EXERCISE INSTRUCTIONS
Please set down all the lines beneath this one exactly, without the pictures.

GIVEN DATA
########

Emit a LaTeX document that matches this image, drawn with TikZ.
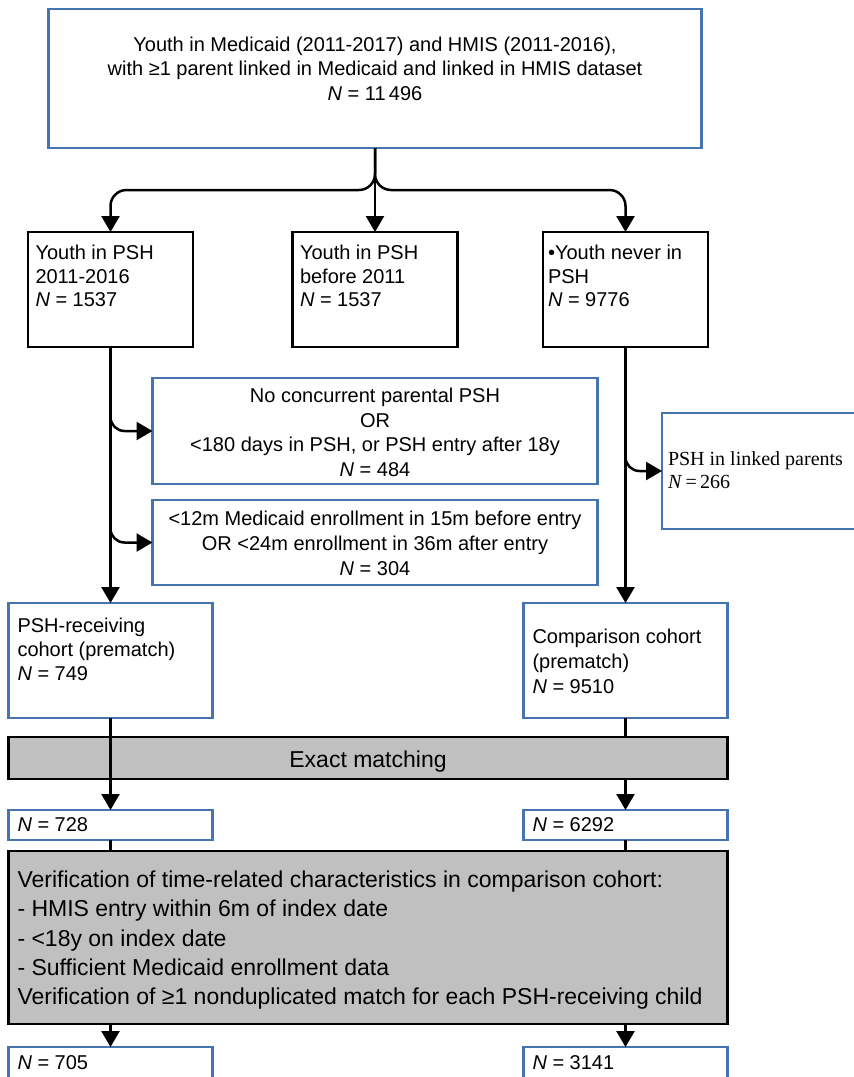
\documentclass[tikz,border=0pt]{standalone}
\usepackage{fontspec}
\setmainfont{Liberation Sans}
\newfontfamily\timesfont{Liberation Serif}
\usetikzlibrary{positioning, arrows.meta}
\definecolor{boxblue}{RGB}{70,116,176}
\definecolor{matchgrey}{RGB}{192,192,192}

\begin{document}
\begin{tikzpicture}[
    x=1pt, y=-1pt,
    every node/.style={outer sep=0pt, inner ysep=0pt, inner xsep=8pt},
    blackbox/.style={draw=black, line width=2.5pt, rectangle, fill=white},
    bluebox/.style={draw=boxblue, line width=2.5pt, rectangle, fill=white},
    greybox/.style={draw=black, line width=2.5pt, rectangle, fill=matchgrey},
    flow/.style={line width=2.5pt, >={Triangle[width=18pt, length=16pt]}},
]

\useasboundingbox (0,0) rectangle (854,1077);

% --- source population ---
\node [
    bluebox,
    minimum width=653pt,
    minimum height=139pt,
    font=\fontsize{20pt}{24.5pt}\selectfont,
] (cohortall) at (375,78.5) {\parbox[c][139pt][t]{637pt}{\centering\vspace*{28pt}Youth in Medicaid (2011-2017) and HMIS (2011-2016),\\with ≥1 parent linked in Medicaid and linked in HMIS dataset\\\textit{N} = 11\,496}};

% --- PSH status ---
\node [
    blackbox,
    below=84pt of cohortall,
    inner xsep=7.5pt,
    minimum width=165pt,
    minimum height=115pt,
    font=\fontsize{20pt}{23.5pt}\selectfont,
] (before2011) {\parbox[c][115pt][t]{150pt}{\vspace*{13.5pt}Youth in PSH\\before 2011\\\textit{N} = 1537}};

\node [
    blackbox,
    left=99.5pt of before2011,
    inner xsep=7.5pt,
    minimum width=165pt,
    minimum height=115pt,
    font=\fontsize{20pt}{23.5pt}\selectfont,
] (youth2011) {\parbox[c][115pt][t]{150pt}{\vspace*{13.5pt}Youth in PSH\\2011-2016\\\textit{N} = 1537}};

\node [
    blackbox,
    right=85.5pt of before2011,
    inner xsep=5pt,
    minimum width=165pt,
    minimum height=115pt,
    font=\fontsize{20pt}{23.5pt}\selectfont,
] (never) {\parbox[c][115pt][t]{155pt}{\vspace*{13.5pt}•Youth never in\\PSH\\\textit{N} = 9776}};

% --- exclusions ---
\node [
    bluebox,
    below=31pt of before2011,
    minimum width=445pt,
    minimum height=106pt,
    font=\fontsize{20pt}{24.6pt}\selectfont,
] (noparent) {\parbox[c][106pt][t]{429pt}{\centering\vspace*{10pt}No concurrent parental PSH\\OR\\<180 days in PSH, or PSH entry after 18y\\\textit{N} = 484}};

\node [
    bluebox,
    below=16pt of noparent,
    minimum width=445pt,
    minimum height=85pt,
    font=\fontsize{20pt}{24.8pt}\selectfont,
] (enrolment) {\parbox[c][85pt][t]{429pt}{\centering\vspace*{11.4pt}<12m Medicaid enrollment in 15m before entry\\OR <24m enrollment in 36m after entry\\\textit{N} = 304}};

\node [
    bluebox,
    right=64.5pt of noparent,
    yshift=-40pt,
    inner xsep=6pt,
    minimum width=210pt,
    minimum height=116pt,
    font=\timesfont\fontsize{20pt}{22.6pt}\selectfont,
] (linkedparents) {\parbox[c][116pt][t]{198pt}{\vspace*{39pt}PSH in linked parents\\\textit{N}\,=\,266}};

% --- prematch cohorts ---
\node [
    bluebox,
    below=256pt of youth2011,
    inner xsep=9pt,
    minimum width=204pt,
    minimum height=115pt,
    font=\fontsize{20pt}{24pt}\selectfont,
] (pshcohort) {\parbox[c][115pt][t]{186pt}{\vspace*{14.7pt}PSH-receiving\\cohort (prematch)\\\textit{N} = 749}};

\node [
    bluebox,
    below=256pt of never,
    inner xsep=9pt,
    minimum width=204pt,
    minimum height=115pt,
    font=\fontsize{20pt}{25pt}\selectfont,
] (comparison) {\parbox[c][115pt][t]{186pt}{\vspace*{25.5pt}Comparison cohort\\(prematch)\\\textit{N} = 9510}};

\node [
    bluebox,
    below=92pt of pshcohort,
    inner xsep=9pt,
    minimum width=204pt,
    minimum height=30pt,
    font=\fontsize{20pt}{24pt}\selectfont,
] (pshexact) {\parbox[c][30pt][t]{186pt}{\vspace*{7.4pt}\textit{N} = 728}};

\node [
    bluebox,
    below=92pt of comparison,
    inner xsep=9pt,
    minimum width=204pt,
    minimum height=30pt,
    font=\fontsize{20pt}{24pt}\selectfont,
] (compexact) {\parbox[c][30pt][t]{186pt}{\vspace*{7.4pt}\textit{N} = 6292}};

% hidden behind the matching bar
\draw [flow, ->] (comparison.south) -- (compexact.north);

% --- matching steps ---
\node [
    greybox,
    below=19pt of pshcohort.south west,
    anchor=north west,
    minimum width=719pt,
    minimum height=42pt,
    font=\fontsize{23pt}{28pt}\selectfont,
] (exactmatch) {\parbox[c][42pt][t]{703pt}{\centering\vspace*{13.4pt}Exact matching}};

\node [
    greybox,
    below=11pt of pshexact.south west,
    anchor=north west,
    inner xsep=9pt,
    minimum width=719pt,
    minimum height=173pt,
    font=\fontsize{23pt}{29.2pt}\selectfont,
] (verification) {\parbox[c][173pt][t]{701pt}{\vspace*{20pt}Verification of time-related characteristics in comparison cohort:\\- HMIS entry within 6m of index date\\- <18y on index date\\- Sufficient Medicaid enrollment data\\Verification of ≥1 nonduplicated match for each PSH-receiving child}};

\node [
    bluebox,
    below=23pt of verification.south west,
    anchor=north west,
    inner xsep=9pt,
    minimum width=204pt,
    minimum height=32pt,
    font=\fontsize{20pt}{24pt}\selectfont,
] (pshfinal) {\parbox[c][32pt][t]{186pt}{\vspace*{8.7pt}\textit{N} = 705}};

\node [
    bluebox,
    right=311pt of pshfinal,
    inner xsep=9pt,
    minimum width=204pt,
    minimum height=32pt,
    font=\fontsize{20pt}{24pt}\selectfont,
] (compfinal) {\parbox[c][32pt][t]{186pt}{\vspace*{8.7pt}\textit{N} = 3141}};

% --- connections ---
\begin{scope}[flow]
\draw [flow, ->, rounded corners=16pt] (cohortall.south) -- ++(0,42) -| (youth2011.north);
\draw [flow, ->, rounded corners=16pt] (cohortall.south) -- ++(0,42) -| (never.north);
\draw [flow, ->] (cohortall.south) -- (before2011.north);

\draw [flow, ->, rounded corners=14pt] (youth2011.south) |- (noparent.west);
\draw [flow, ->, rounded corners=14pt] (youth2011.south) |- (enrolment.west);
\draw [flow, ->] (youth2011.south) -- (pshcohort.north);

\draw [flow, ->, rounded corners=14pt] (never.south) |- (linkedparents.west);
\draw [flow, ->] (never.south) -- (comparison.north);

\draw [flow, ->] (pshcohort.south) -- (pshexact.north);

\draw [flow] (pshexact.south) -- (verification.north -| pshexact.south);
\draw [flow] (compexact.south) -- (verification.north -| compexact.south);

\draw [flow, ->] (verification.south -| pshfinal.north) -- (pshfinal.north);
\draw [flow, ->] (verification.south -| compfinal.north) -- (compfinal.north);
\end{scope}

\end{tikzpicture}
\end{document}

########

WRITTEN RESPONSE
Emit a LaTeX document that matches this image, drawn with TikZ.
\documentclass[tikz,border=0pt]{standalone}
\usepackage{fontspec}
\setmainfont{Liberation Sans}
\newfontfamily\timesfont{Liberation Serif}
\usetikzlibrary{positioning, arrows.meta}
\definecolor{boxblue}{RGB}{70,116,176}
\definecolor{matchgrey}{RGB}{192,192,192}

\begin{document}
\begin{tikzpicture}[
    x=1pt, y=-1pt,
    every node/.style={outer sep=0pt, inner ysep=0pt, inner xsep=8pt},
    blackbox/.style={draw=black, line width=2.5pt, rectangle, fill=white},
    bluebox/.style={draw=boxblue, line width=2.5pt, rectangle, fill=white},
    greybox/.style={draw=black, line width=2.5pt, rectangle, fill=matchgrey},
    flow/.style={line width=2.5pt, >={Triangle[width=18pt, length=16pt]}},
]

\useasboundingbox (0,0) rectangle (854,1077);

% --- source population ---
\node [
    bluebox,
    minimum width=653pt,
    minimum height=139pt,
    font=\fontsize{20pt}{24.5pt}\selectfont,
] (cohortall) at (375,78.5) {\parbox[c][139pt][t]{637pt}{\centering\vspace*{28pt}Youth in Medicaid (2011-2017) and HMIS (2011-2016),\\with ≥1 parent linked in Medicaid and linked in HMIS dataset\\\textit{N} = 11\,496}};

% --- PSH status ---
\node [
    blackbox,
    below=84pt of cohortall,
    inner xsep=7.5pt,
    minimum width=165pt,
    minimum height=115pt,
    font=\fontsize{20pt}{23.5pt}\selectfont,
] (before2011) {\parbox[c][115pt][t]{150pt}{\vspace*{13.5pt}Youth in PSH\\before 2011\\\textit{N} = 1537}};

\node [
    blackbox,
    left=99.5pt of before2011,
    inner xsep=7.5pt,
    minimum width=165pt,
    minimum height=115pt,
    font=\fontsize{20pt}{23.5pt}\selectfont,
] (youth2011) {\parbox[c][115pt][t]{150pt}{\vspace*{13.5pt}Youth in PSH\\2011-2016\\\textit{N} = 1537}};

\node [
    blackbox,
    right=85.5pt of before2011,
    inner xsep=5pt,
    minimum width=165pt,
    minimum height=115pt,
    font=\fontsize{20pt}{23.5pt}\selectfont,
] (never) {\parbox[c][115pt][t]{155pt}{\vspace*{13.5pt}•Youth never in\\PSH\\\textit{N} = 9776}};

% --- exclusions ---
\node [
    bluebox,
    below=31pt of before2011,
    minimum width=445pt,
    minimum height=106pt,
    font=\fontsize{20pt}{24.6pt}\selectfont,
] (noparent) {\parbox[c][106pt][t]{429pt}{\centering\vspace*{10pt}No concurrent parental PSH\\OR\\<180 days in PSH, or PSH entry after 18y\\\textit{N} = 484}};

\node [
    bluebox,
    below=16pt of noparent,
    minimum width=445pt,
    minimum height=85pt,
    font=\fontsize{20pt}{24.8pt}\selectfont,
] (enrolment) {\parbox[c][85pt][t]{429pt}{\centering\vspace*{11.4pt}<12m Medicaid enrollment in 15m before entry\\OR <24m enrollment in 36m after entry\\\textit{N} = 304}};

\node [
    bluebox,
    right=64.5pt of noparent,
    yshift=-40pt,
    inner xsep=6pt,
    minimum width=210pt,
    minimum height=116pt,
    font=\timesfont\fontsize{20pt}{22.6pt}\selectfont,
] (linkedparents) {\parbox[c][116pt][t]{198pt}{\vspace*{39pt}PSH in linked parents\\\textit{N}\,=\,266}};

% --- prematch cohorts ---
\node [
    bluebox,
    below=256pt of youth2011,
    inner xsep=9pt,
    minimum width=204pt,
    minimum height=115pt,
    font=\fontsize{20pt}{24pt}\selectfont,
] (pshcohort) {\parbox[c][115pt][t]{186pt}{\vspace*{14.7pt}PSH-receiving\\cohort (prematch)\\\textit{N} = 749}};

\node [
    bluebox,
    below=256pt of never,
    inner xsep=9pt,
    minimum width=204pt,
    minimum height=115pt,
    font=\fontsize{20pt}{25pt}\selectfont,
] (comparison) {\parbox[c][115pt][t]{186pt}{\vspace*{25.5pt}Comparison cohort\\(prematch)\\\textit{N} = 9510}};

\node [
    bluebox,
    below=92pt of pshcohort,
    inner xsep=9pt,
    minimum width=204pt,
    minimum height=30pt,
    font=\fontsize{20pt}{24pt}\selectfont,
] (pshexact) {\parbox[c][30pt][t]{186pt}{\vspace*{7.4pt}\textit{N} = 728}};

\node [
    bluebox,
    below=92pt of comparison,
    inner xsep=9pt,
    minimum width=204pt,
    minimum height=30pt,
    font=\fontsize{20pt}{24pt}\selectfont,
] (compexact) {\parbox[c][30pt][t]{186pt}{\vspace*{7.4pt}\textit{N} = 6292}};

% hidden behind the matching bar
\draw [flow, ->] (comparison.south) -- (compexact.north);

% --- matching steps ---
\node [
    greybox,
    below=19pt of pshcohort.south west,
    anchor=north west,
    minimum width=719pt,
    minimum height=42pt,
    font=\fontsize{23pt}{28pt}\selectfont,
] (exactmatch) {\parbox[c][42pt][t]{703pt}{\centering\vspace*{13.4pt}Exact matching}};

\node [
    greybox,
    below=11pt of pshexact.south west,
    anchor=north west,
    inner xsep=9pt,
    minimum width=719pt,
    minimum height=173pt,
    font=\fontsize{23pt}{29.2pt}\selectfont,
] (verification) {\parbox[c][173pt][t]{701pt}{\vspace*{20pt}Verification of time-related characteristics in comparison cohort:\\- HMIS entry within 6m of index date\\- <18y on index date\\- Sufficient Medicaid enrollment data\\Verification of ≥1 nonduplicated match for each PSH-receiving child}};

\node [
    bluebox,
    below=23pt of verification.south west,
    anchor=north west,
    inner xsep=9pt,
    minimum width=204pt,
    minimum height=32pt,
    font=\fontsize{20pt}{24pt}\selectfont,
] (pshfinal) {\parbox[c][32pt][t]{186pt}{\vspace*{8.7pt}\textit{N} = 705}};

\node [
    bluebox,
    right=311pt of pshfinal,
    inner xsep=9pt,
    minimum width=204pt,
    minimum height=32pt,
    font=\fontsize{20pt}{24pt}\selectfont,
] (compfinal) {\parbox[c][32pt][t]{186pt}{\vspace*{8.7pt}\textit{N} = 3141}};

% --- connections ---
\begin{scope}[flow]
\draw [flow, ->, rounded corners=16pt] (cohortall.south) -- ++(0,42) -| (youth2011.north);
\draw [flow, ->, rounded corners=16pt] (cohortall.south) -- ++(0,42) -| (never.north);
\draw [flow, ->] (cohortall.south) -- (before2011.north);

\draw [flow, ->, rounded corners=14pt] (youth2011.south) |- (noparent.west);
\draw [flow, ->, rounded corners=14pt] (youth2011.south) |- (enrolment.west);
\draw [flow, ->] (youth2011.south) -- (pshcohort.north);

\draw [flow, ->, rounded corners=14pt] (never.south) |- (linkedparents.west);
\draw [flow, ->] (never.south) -- (comparison.north);

\draw [flow, ->] (pshcohort.south) -- (pshexact.north);

\draw [flow] (pshexact.south) -- (verification.north -| pshexact.south);
\draw [flow] (compexact.south) -- (verification.north -| compexact.south);

\draw [flow, ->] (verification.south -| pshfinal.north) -- (pshfinal.north);
\draw [flow, ->] (verification.south -| compfinal.north) -- (compfinal.north);
\end{scope}

\end{tikzpicture}
\end{document}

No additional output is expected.